**Task to carry out:**
Reproduce the listing word for word. Skip any image.

=== Provided material ===

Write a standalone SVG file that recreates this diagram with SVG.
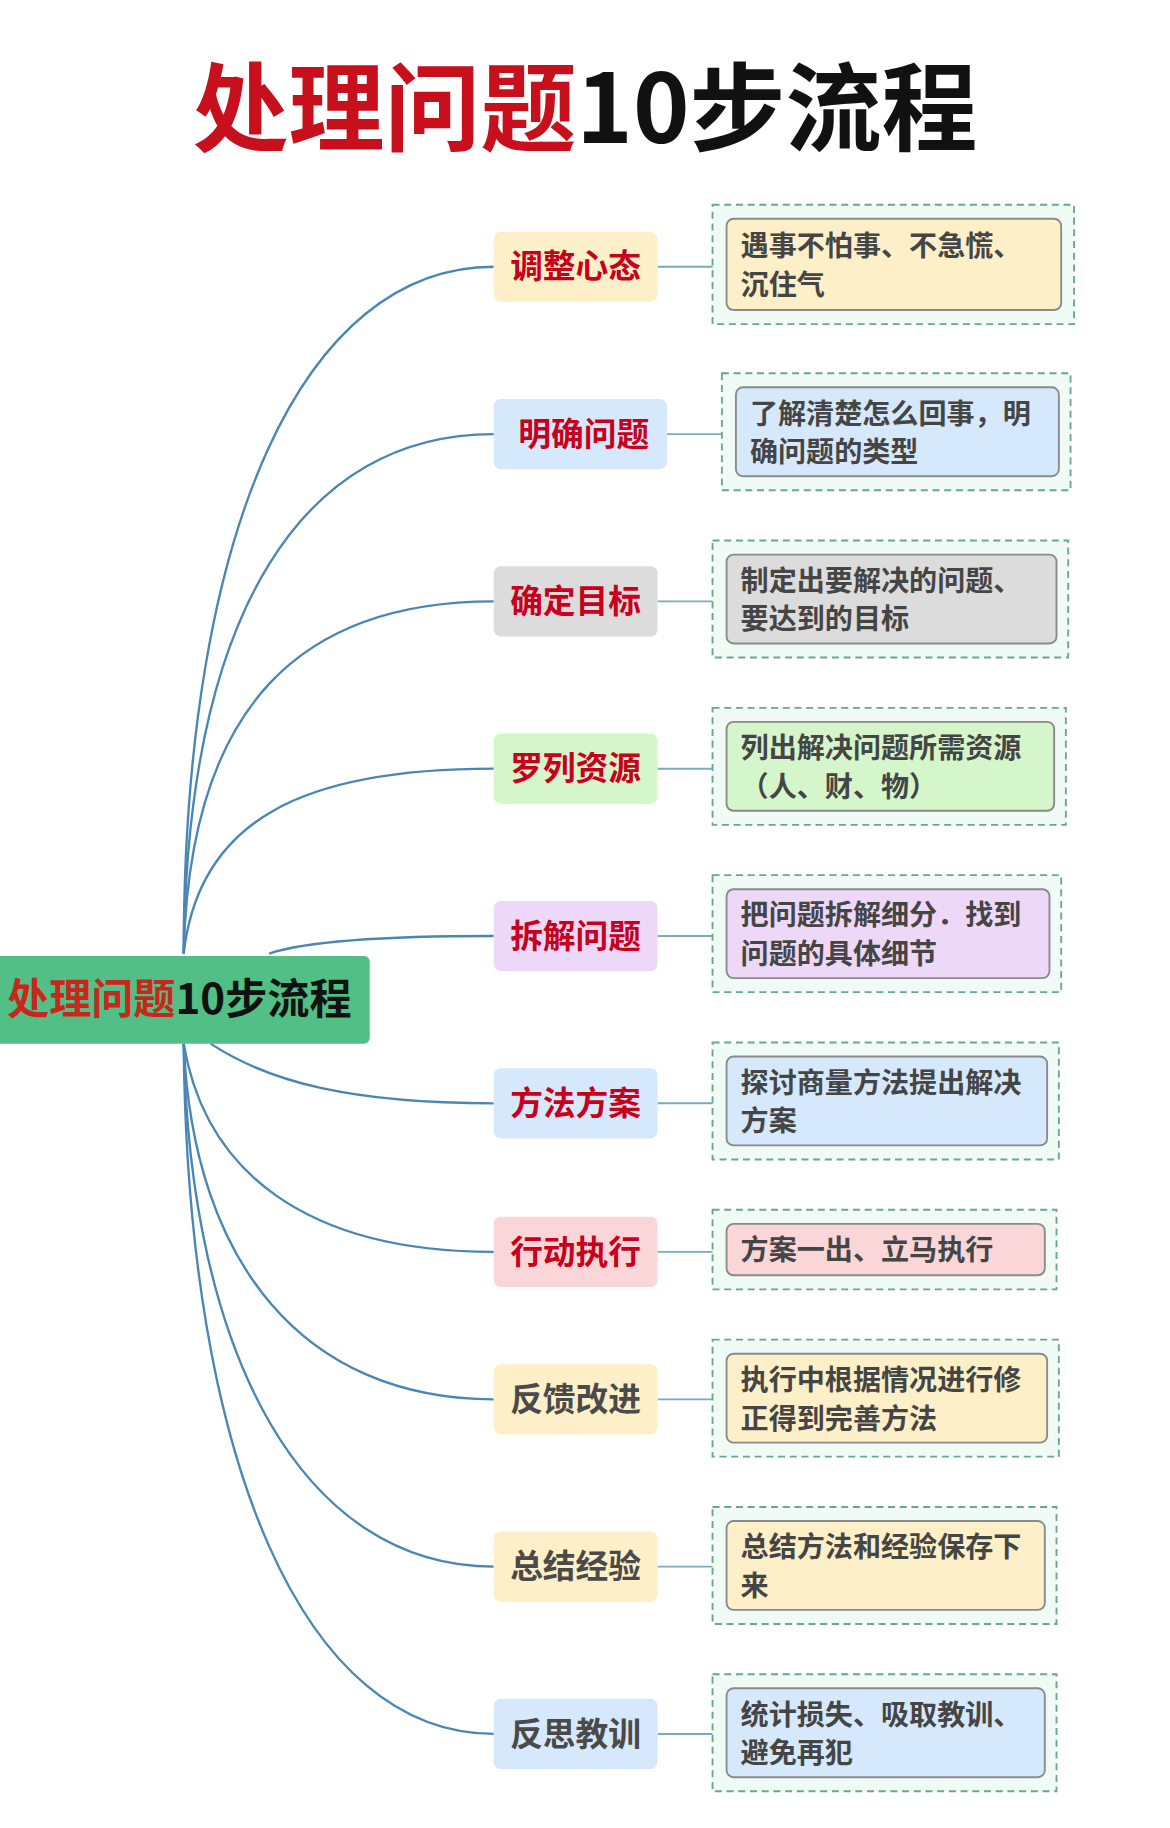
<svg xmlns="http://www.w3.org/2000/svg" width="1170" height="1828" viewBox="0 0 1170 1828">
<style>
.t{font-family:"Noto Sans CJK SC","Liberation Sans",sans-serif;font-weight:bold}
.c{fill:none;stroke:#4a86b4;stroke-width:2}
.s{stroke:#7aaac0;stroke-width:1.6}
.o{fill:#f1fbf6;stroke:#6aa88a;stroke-width:1.6;stroke-dasharray:6 4}
.i{stroke:#8a8a8a;stroke-width:1.6}
.n{font-size:28px;fill:#c8001c}
.g{font-size:28px;fill:#4a4a4a}
.d{font-size:24px;fill:#454545}
.y{fill:#fdf0c8}.b{fill:#d6e8fb}.gr{fill:#dcdcdc}.gn{fill:#d4f6ca}.p{fill:#eed8f8}.r{fill:#fbd6d8}
</style>
<rect width="1170" height="1828" fill="#fff"/>
<g transform="scale(1.17)">
<text x="500" y="122" text-anchor="middle" class="t" font-size="82"><tspan fill="#c8101c">处理问题</tspan><tspan fill="#111">10步流程</tspan></text>
<g id="connectors">
<path class="c" d="M157 815 C157 450 260 228 422 228"/>
<path class="c" d="M157 815 C160 520 260 371 422 371"/>
<path class="c" d="M157 815 C162 600 260 514 422 514"/>
<path class="c" d="M157 815 C170 700 260 657 422 657"/>
<path class="c" d="M230 815 C260 805 330 800 422 800"/>
<path class="c" d="M180 892 C230 925 300 943 422 943"/>
<path class="c" d="M157 892 C175 1000 260 1070 422 1070"/>
<path class="c" d="M157 892 C165 1080 260 1196 422 1196"/>
<path class="c" d="M157 892 C162 1160 260 1339 422 1339"/>
<path class="c" d="M157 892 C160 1250 260 1482 422 1482"/>
<path class="s" d="M562 228H621M570 371H629M562 514H621M562 657H621M562 800H621M562 943H621M562 1070H621M562 1196H621M562 1339H621M562 1482H621"/>
</g>
<g id="root"><rect x="-5" y="817" width="321" height="75" rx="5" fill="#52bf86"/>
<text x="6" y="867" class="t" font-size="36"><tspan fill="#c8281c">处理问题</tspan><tspan fill="#111">10步流程</tspan></text></g>
<g id="n1"><rect x="422" y="198" width="140" height="60" rx="6" class="y"/><text x="492" y="238" text-anchor="middle" class="t n">调整心态</text></g>
<g id="n2"><rect x="422" y="341" width="148" height="60" rx="6" class="b"/><text x="499" y="381" text-anchor="middle" class="t n">明确问题</text></g>
<g id="n3"><rect x="422" y="484" width="140" height="60" rx="6" class="gr"/><text x="492" y="524" text-anchor="middle" class="t n">确定目标</text></g>
<g id="n4"><rect x="422" y="627" width="140" height="60" rx="6" class="gn"/><text x="492" y="667" text-anchor="middle" class="t n">罗列资源</text></g>
<g id="n5"><rect x="422" y="770" width="140" height="60" rx="6" class="p"/><text x="492" y="810" text-anchor="middle" class="t n">拆解问题</text></g>
<g id="n6"><rect x="422" y="913" width="140" height="60" rx="6" class="b"/><text x="492" y="953" text-anchor="middle" class="t n">方法方案</text></g>
<g id="n7"><rect x="422" y="1040" width="140" height="60" rx="6" class="r"/><text x="492" y="1080" text-anchor="middle" class="t n">行动执行</text></g>
<g id="n8"><rect x="422" y="1166" width="140" height="60" rx="6" class="y"/><text x="492" y="1206" text-anchor="middle" class="t g">反馈改进</text></g>
<g id="n9"><rect x="422" y="1309" width="140" height="60" rx="6" class="y"/><text x="492" y="1349" text-anchor="middle" class="t g">总结经验</text></g>
<g id="n10"><rect x="422" y="1452" width="140" height="60" rx="6" class="b"/><text x="492" y="1492" text-anchor="middle" class="t g">反思教训</text></g>
<g id="d1"><rect x="609" y="175" width="309" height="102" class="o"/><rect x="621" y="187" width="286" height="78" rx="6" class="y i"/><text class="t d" x="633" y="219">遇事不怕事、不急慌、</text><text class="t d" x="633" y="252">沉住气</text></g>
<g id="d2"><rect x="617" y="319" width="298" height="100" class="o"/><rect x="629" y="331" width="276" height="76" rx="6" class="b i"/><text class="t d" x="641" y="362">了解清楚怎么回事，明</text><text class="t d" x="641" y="395">确问题的类型</text></g>
<g id="d3"><rect x="609" y="462" width="304" height="100" class="o"/><rect x="621" y="474" width="282" height="76" rx="6" class="gr i"/><text class="t d" x="633" y="505">制定出要解决的问题、</text><text class="t d" x="633" y="538">要达到的目标</text></g>
<g id="d4"><rect x="609" y="605" width="302" height="100" class="o"/><rect x="621" y="617" width="280" height="76" rx="6" class="gn i"/><text class="t d" x="633" y="648">列出解决问题所需资源</text><text class="t d" x="633" y="681">（人、财、物）</text></g>
<g id="d5"><rect x="609" y="748" width="298" height="100" class="o"/><rect x="621" y="760" width="276" height="76" rx="6" class="p i"/><text class="t d" x="633" y="791">把问题拆解细分．找到</text><text class="t d" x="633" y="824">问题的具体细节</text></g>
<g id="d6"><rect x="609" y="891" width="296" height="100" class="o"/><rect x="621" y="903" width="274" height="76" rx="6" class="b i"/><text class="t d" x="633" y="934">探讨商量方法提出解决</text><text class="t d" x="633" y="967">方案</text></g>
<g id="d7"><rect x="609" y="1034" width="294" height="68" class="o"/><rect x="621" y="1046" width="272" height="44" rx="6" class="r i"/><text class="t d" x="633" y="1077">方案一出、立马执行</text></g>
<g id="d8"><rect x="609" y="1145" width="296" height="100" class="o"/><rect x="621" y="1157" width="274" height="76" rx="6" class="y i"/><text class="t d" x="633" y="1188">执行中根据情况进行修</text><text class="t d" x="633" y="1221">正得到完善方法</text></g>
<g id="d9"><rect x="609" y="1288" width="294" height="100" class="o"/><rect x="621" y="1300" width="272" height="76" rx="6" class="y i"/><text class="t d" x="633" y="1331">总结方法和经验保存下</text><text class="t d" x="633" y="1364">来</text></g>
<g id="d10"><rect x="609" y="1431" width="294" height="100" class="o"/><rect x="621" y="1443" width="272" height="76" rx="6" class="b i"/><text class="t d" x="633" y="1474">统计损失、吸取教训、</text><text class="t d" x="633" y="1507">避免再犯</text></g>
</g>
</svg>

===

**Reply:**
Write a standalone SVG file that recreates this diagram with SVG.
<svg xmlns="http://www.w3.org/2000/svg" width="1170" height="1828" viewBox="0 0 1170 1828">
<style>
.t{font-family:"Noto Sans CJK SC","Liberation Sans",sans-serif;font-weight:bold}
.c{fill:none;stroke:#4a86b4;stroke-width:2}
.s{stroke:#7aaac0;stroke-width:1.6}
.o{fill:#f1fbf6;stroke:#6aa88a;stroke-width:1.6;stroke-dasharray:6 4}
.i{stroke:#8a8a8a;stroke-width:1.6}
.n{font-size:28px;fill:#c8001c}
.g{font-size:28px;fill:#4a4a4a}
.d{font-size:24px;fill:#454545}
.y{fill:#fdf0c8}.b{fill:#d6e8fb}.gr{fill:#dcdcdc}.gn{fill:#d4f6ca}.p{fill:#eed8f8}.r{fill:#fbd6d8}
</style>
<rect width="1170" height="1828" fill="#fff"/>
<g transform="scale(1.17)">
<text x="500" y="122" text-anchor="middle" class="t" font-size="82"><tspan fill="#c8101c">处理问题</tspan><tspan fill="#111">10步流程</tspan></text>
<g id="connectors">
<path class="c" d="M157 815 C157 450 260 228 422 228"/>
<path class="c" d="M157 815 C160 520 260 371 422 371"/>
<path class="c" d="M157 815 C162 600 260 514 422 514"/>
<path class="c" d="M157 815 C170 700 260 657 422 657"/>
<path class="c" d="M230 815 C260 805 330 800 422 800"/>
<path class="c" d="M180 892 C230 925 300 943 422 943"/>
<path class="c" d="M157 892 C175 1000 260 1070 422 1070"/>
<path class="c" d="M157 892 C165 1080 260 1196 422 1196"/>
<path class="c" d="M157 892 C162 1160 260 1339 422 1339"/>
<path class="c" d="M157 892 C160 1250 260 1482 422 1482"/>
<path class="s" d="M562 228H621M570 371H629M562 514H621M562 657H621M562 800H621M562 943H621M562 1070H621M562 1196H621M562 1339H621M562 1482H621"/>
</g>
<g id="root"><rect x="-5" y="817" width="321" height="75" rx="5" fill="#52bf86"/>
<text x="6" y="867" class="t" font-size="36"><tspan fill="#c8281c">处理问题</tspan><tspan fill="#111">10步流程</tspan></text></g>
<g id="n1"><rect x="422" y="198" width="140" height="60" rx="6" class="y"/><text x="492" y="238" text-anchor="middle" class="t n">调整心态</text></g>
<g id="n2"><rect x="422" y="341" width="148" height="60" rx="6" class="b"/><text x="499" y="381" text-anchor="middle" class="t n">明确问题</text></g>
<g id="n3"><rect x="422" y="484" width="140" height="60" rx="6" class="gr"/><text x="492" y="524" text-anchor="middle" class="t n">确定目标</text></g>
<g id="n4"><rect x="422" y="627" width="140" height="60" rx="6" class="gn"/><text x="492" y="667" text-anchor="middle" class="t n">罗列资源</text></g>
<g id="n5"><rect x="422" y="770" width="140" height="60" rx="6" class="p"/><text x="492" y="810" text-anchor="middle" class="t n">拆解问题</text></g>
<g id="n6"><rect x="422" y="913" width="140" height="60" rx="6" class="b"/><text x="492" y="953" text-anchor="middle" class="t n">方法方案</text></g>
<g id="n7"><rect x="422" y="1040" width="140" height="60" rx="6" class="r"/><text x="492" y="1080" text-anchor="middle" class="t n">行动执行</text></g>
<g id="n8"><rect x="422" y="1166" width="140" height="60" rx="6" class="y"/><text x="492" y="1206" text-anchor="middle" class="t g">反馈改进</text></g>
<g id="n9"><rect x="422" y="1309" width="140" height="60" rx="6" class="y"/><text x="492" y="1349" text-anchor="middle" class="t g">总结经验</text></g>
<g id="n10"><rect x="422" y="1452" width="140" height="60" rx="6" class="b"/><text x="492" y="1492" text-anchor="middle" class="t g">反思教训</text></g>
<g id="d1"><rect x="609" y="175" width="309" height="102" class="o"/><rect x="621" y="187" width="286" height="78" rx="6" class="y i"/><text class="t d" x="633" y="219">遇事不怕事、不急慌、</text><text class="t d" x="633" y="252">沉住气</text></g>
<g id="d2"><rect x="617" y="319" width="298" height="100" class="o"/><rect x="629" y="331" width="276" height="76" rx="6" class="b i"/><text class="t d" x="641" y="362">了解清楚怎么回事，明</text><text class="t d" x="641" y="395">确问题的类型</text></g>
<g id="d3"><rect x="609" y="462" width="304" height="100" class="o"/><rect x="621" y="474" width="282" height="76" rx="6" class="gr i"/><text class="t d" x="633" y="505">制定出要解决的问题、</text><text class="t d" x="633" y="538">要达到的目标</text></g>
<g id="d4"><rect x="609" y="605" width="302" height="100" class="o"/><rect x="621" y="617" width="280" height="76" rx="6" class="gn i"/><text class="t d" x="633" y="648">列出解决问题所需资源</text><text class="t d" x="633" y="681">（人、财、物）</text></g>
<g id="d5"><rect x="609" y="748" width="298" height="100" class="o"/><rect x="621" y="760" width="276" height="76" rx="6" class="p i"/><text class="t d" x="633" y="791">把问题拆解细分．找到</text><text class="t d" x="633" y="824">问题的具体细节</text></g>
<g id="d6"><rect x="609" y="891" width="296" height="100" class="o"/><rect x="621" y="903" width="274" height="76" rx="6" class="b i"/><text class="t d" x="633" y="934">探讨商量方法提出解决</text><text class="t d" x="633" y="967">方案</text></g>
<g id="d7"><rect x="609" y="1034" width="294" height="68" class="o"/><rect x="621" y="1046" width="272" height="44" rx="6" class="r i"/><text class="t d" x="633" y="1077">方案一出、立马执行</text></g>
<g id="d8"><rect x="609" y="1145" width="296" height="100" class="o"/><rect x="621" y="1157" width="274" height="76" rx="6" class="y i"/><text class="t d" x="633" y="1188">执行中根据情况进行修</text><text class="t d" x="633" y="1221">正得到完善方法</text></g>
<g id="d9"><rect x="609" y="1288" width="294" height="100" class="o"/><rect x="621" y="1300" width="272" height="76" rx="6" class="y i"/><text class="t d" x="633" y="1331">总结方法和经验保存下</text><text class="t d" x="633" y="1364">来</text></g>
<g id="d10"><rect x="609" y="1431" width="294" height="100" class="o"/><rect x="621" y="1443" width="272" height="76" rx="6" class="b i"/><text class="t d" x="633" y="1474">统计损失、吸取教训、</text><text class="t d" x="633" y="1507">避免再犯</text></g>
</g>
</svg>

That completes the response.